Norwegian Polar Institute : Expedition is Over

Published on 18.12.2011 - South Pole 1911-2011 NPI

In order to be on time at the SP for the celebration, two people out of the four were flown on 13 December to Amundsen Scott base, while the two remaining continued their ski trek towards the same destination.

Flown to the Pole

The two who were flown were : Jan-Gunnar Winther, the director of the Norwegian Polar Insitute, and Stein P. Aasheim, the 60 years old adventurer. They arrived at the South Pole during the night of 13 December. "We did what we could to make it in time to the Pole for the centenary celebration, said Jan-Gunnar on 13 December. Tonight, after several days with just a couple of hours' rest, we realised that it was not possible. In theory it could work, but not physically. This makes the theory irrelevant...."

The Norwegian Prime Minister Jens Stoltenberg and Jan-Gunnar Winther will communicate directly via satellite with H.R.H. Crown Prince Haakon on 14 December. The Crown Prince attends the national centenary celebration in Tromsø.

Here are some word about what has been going on for the 14 December celebration as described by Jan-Gunnar : "... Because of different time zones, we are ahead of the celebration in Norway. The first event was that Prime Minister Jens Stoltenberg skied the last few kilometres of Amundsen’s route in to the South Pole along with Jan-Gunnar Winther, Stein P. Aasheim and Børge Ousland.

Then Prime Minister Stoltenberg gave a speech to all the people at the station, gathered around the ceremonial South Pole, where he also unveiled a bust of Roald Amundsen cast in ice. This outdoor ceremony began with a beautiful rendition of the Norwegian national anthem played on the flute by an American woman who works at the station. After that, Jan-Gunnar shared his thoughts about travelling in Amundsen’s tracks for the past six weeks. About 300 people participated in the commemoration.

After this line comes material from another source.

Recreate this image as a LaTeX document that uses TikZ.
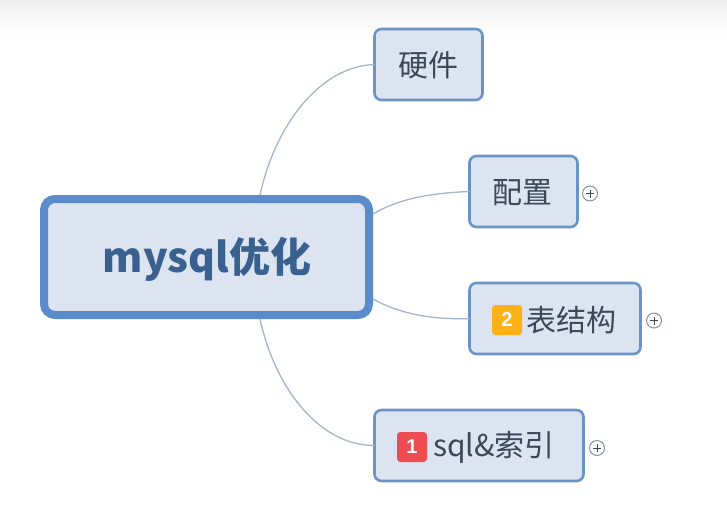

Later in the day a reception was held for all the Norwegians who have gathered at the South Pole, followed by a dinner where Americans also participated...."

The other two arrived also at the Pole

Vegard Ulvang, 48, one of Norway’s all-time greatest skiers and Harald Dag Jolle, the historian, 40, arrived at the South Pole on 14 December 11.30 am their time. But as the timezone in South Pole base is the same as the one of New Zealand (12 hours difference with TU), the celebration was already over when the pair made it to the South Pole - 12 hours too short...

Now this expedition is over. Jan Gunnar is accompanying the Norwegian prime minister Jens Stoltenberg to MacMurdo and then the fly together to Christchurch, New Zealand. The other three have already flown to Union Glacier ALE base camp. Ready to jump in the first Illyouchine flight to Punta.